RECENSIONI
Filamenti della fantasia, nuvole leggere che si dissolvono, forme amebiche nello spazio. E’ la pittura di Giovanni Gambasin. Una pittura che si richiama chiaramente al surrealismo, ma con una gentilezza allusiva che la contraddistingue. Un modo affabile per visualizzare l’asserto di Calderòn de la Barca: “La vita è sogno”.

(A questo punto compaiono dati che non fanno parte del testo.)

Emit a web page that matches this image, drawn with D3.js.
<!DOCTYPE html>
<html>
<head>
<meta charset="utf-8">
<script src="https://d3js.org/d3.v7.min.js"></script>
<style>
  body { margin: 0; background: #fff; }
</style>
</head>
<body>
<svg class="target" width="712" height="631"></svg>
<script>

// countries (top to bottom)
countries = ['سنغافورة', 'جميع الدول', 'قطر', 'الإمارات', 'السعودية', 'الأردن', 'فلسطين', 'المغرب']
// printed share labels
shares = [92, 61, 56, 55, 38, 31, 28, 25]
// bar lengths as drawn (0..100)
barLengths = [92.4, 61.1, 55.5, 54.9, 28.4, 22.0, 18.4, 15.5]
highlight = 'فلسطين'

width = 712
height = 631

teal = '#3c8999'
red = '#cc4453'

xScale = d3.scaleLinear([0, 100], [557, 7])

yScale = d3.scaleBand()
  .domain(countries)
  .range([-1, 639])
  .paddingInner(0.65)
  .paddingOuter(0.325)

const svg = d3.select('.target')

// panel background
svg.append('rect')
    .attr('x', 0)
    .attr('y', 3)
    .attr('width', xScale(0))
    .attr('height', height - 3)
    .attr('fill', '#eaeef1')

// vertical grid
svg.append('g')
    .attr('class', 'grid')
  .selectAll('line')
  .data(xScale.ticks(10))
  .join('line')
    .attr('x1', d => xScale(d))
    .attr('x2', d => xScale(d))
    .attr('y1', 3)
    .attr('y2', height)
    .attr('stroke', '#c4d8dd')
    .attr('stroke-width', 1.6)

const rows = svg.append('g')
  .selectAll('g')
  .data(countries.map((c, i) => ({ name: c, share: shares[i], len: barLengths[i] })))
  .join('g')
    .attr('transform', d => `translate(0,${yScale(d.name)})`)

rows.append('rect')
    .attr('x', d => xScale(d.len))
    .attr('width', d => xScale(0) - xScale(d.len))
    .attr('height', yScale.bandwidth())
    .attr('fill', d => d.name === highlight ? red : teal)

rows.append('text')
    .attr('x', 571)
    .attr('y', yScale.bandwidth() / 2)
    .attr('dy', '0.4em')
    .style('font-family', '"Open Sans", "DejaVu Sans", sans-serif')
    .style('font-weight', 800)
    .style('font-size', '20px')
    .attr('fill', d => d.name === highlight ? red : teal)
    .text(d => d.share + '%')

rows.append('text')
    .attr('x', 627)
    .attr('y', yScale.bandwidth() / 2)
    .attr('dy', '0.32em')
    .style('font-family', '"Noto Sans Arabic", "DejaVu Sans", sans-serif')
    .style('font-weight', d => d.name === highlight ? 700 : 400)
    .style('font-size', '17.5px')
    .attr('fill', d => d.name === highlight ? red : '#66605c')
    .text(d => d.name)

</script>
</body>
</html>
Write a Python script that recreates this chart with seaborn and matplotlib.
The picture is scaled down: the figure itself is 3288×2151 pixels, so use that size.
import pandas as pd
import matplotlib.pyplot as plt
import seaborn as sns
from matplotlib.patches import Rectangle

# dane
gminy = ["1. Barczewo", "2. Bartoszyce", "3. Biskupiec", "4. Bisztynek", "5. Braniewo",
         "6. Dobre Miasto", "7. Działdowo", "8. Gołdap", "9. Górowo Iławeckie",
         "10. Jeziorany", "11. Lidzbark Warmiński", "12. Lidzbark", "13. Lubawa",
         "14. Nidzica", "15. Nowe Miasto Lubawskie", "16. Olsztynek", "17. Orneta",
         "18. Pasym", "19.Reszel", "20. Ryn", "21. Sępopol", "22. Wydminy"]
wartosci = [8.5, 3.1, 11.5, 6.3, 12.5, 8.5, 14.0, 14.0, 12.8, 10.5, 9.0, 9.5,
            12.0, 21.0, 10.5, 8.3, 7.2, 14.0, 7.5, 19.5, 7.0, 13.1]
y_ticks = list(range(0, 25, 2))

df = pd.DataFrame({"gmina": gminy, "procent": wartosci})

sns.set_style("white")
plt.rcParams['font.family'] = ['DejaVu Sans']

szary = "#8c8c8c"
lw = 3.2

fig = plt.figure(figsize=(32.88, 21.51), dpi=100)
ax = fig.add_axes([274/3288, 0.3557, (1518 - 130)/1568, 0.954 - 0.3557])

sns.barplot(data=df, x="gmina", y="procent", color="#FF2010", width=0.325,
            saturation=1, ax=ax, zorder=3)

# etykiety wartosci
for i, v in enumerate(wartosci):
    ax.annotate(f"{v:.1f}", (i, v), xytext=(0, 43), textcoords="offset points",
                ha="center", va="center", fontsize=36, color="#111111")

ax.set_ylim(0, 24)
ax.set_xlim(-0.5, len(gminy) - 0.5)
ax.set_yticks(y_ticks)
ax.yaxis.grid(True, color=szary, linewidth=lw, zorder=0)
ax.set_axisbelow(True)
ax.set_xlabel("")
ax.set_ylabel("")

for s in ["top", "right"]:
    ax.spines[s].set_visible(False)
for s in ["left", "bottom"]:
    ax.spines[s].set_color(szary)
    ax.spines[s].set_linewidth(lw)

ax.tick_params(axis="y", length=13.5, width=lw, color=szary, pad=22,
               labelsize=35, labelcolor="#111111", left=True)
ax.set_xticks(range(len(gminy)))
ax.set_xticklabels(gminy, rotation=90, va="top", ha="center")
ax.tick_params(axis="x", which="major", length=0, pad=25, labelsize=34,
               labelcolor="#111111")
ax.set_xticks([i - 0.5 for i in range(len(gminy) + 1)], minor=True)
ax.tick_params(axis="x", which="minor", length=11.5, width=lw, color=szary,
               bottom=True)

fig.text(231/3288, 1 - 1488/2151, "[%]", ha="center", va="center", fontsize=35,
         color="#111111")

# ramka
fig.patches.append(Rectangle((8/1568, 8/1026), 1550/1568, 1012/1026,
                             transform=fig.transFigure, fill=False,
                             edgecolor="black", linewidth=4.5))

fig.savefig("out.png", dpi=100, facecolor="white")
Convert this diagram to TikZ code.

A Crespano del Grappa questo giovane dai tratti cortesi e dalla mente piena di sogni, tesse da anni la sua tela leggera. La tesse aprendo le sue immagini ad uno spazio irreale, che si scoglie sulla superficie come l’espandersi di un respiro. Lì, in quel trepidare di aria e di luce, egli inventa le sue architetture nello spazio, dilata le sue ombre magiche, svolge i fili sottili di un errabondo girovagare alla ricerca della felicità. Sono spinto ad inseguire questi fantasmi; è come se una mano discreta mi spingesse sul bordo dell’abisso. Una sorta di vertigine mi assale. Ma sento, nel contempo, il sostegno amicale che mi porta in una dimensione che amo: quella della pittura trasparente, aerea, amabilmente tonale, che è la stessa che si espande dalla suggestione gigionesca dei luoghi ameni che mi circondano. Ne resto immagato. Il viaggio diventa sicuro; senza incubi, senza angosce.
Ecco la caratteristica prima di Gambasin: la sua colloquiali. La pittura come qualcosa di affabile, che ti viene incontro con gentilezza: un invito alla fantasia.
Talvolta può apparire il brivido freudiano dell’incubo; ma è appena un momento. Ci si accorge che la lanterna magica gonfia sogni ottimistici. Anche il grottesco si libera dei risvolti cupi: diventa giuoco, allegra sarabanda. Così per gli aspetti ambigui: siamo lontani dal surrealismo alla Dalì, dove l’atmosfera si fa contorta, spaesante, allucinata. Semmai l’ambiguità diventa come appunto in certi sogni, scambio di ruoli, finzione, passaggio da uno stadio all’altro. Cioè libertà: assoluta libertà.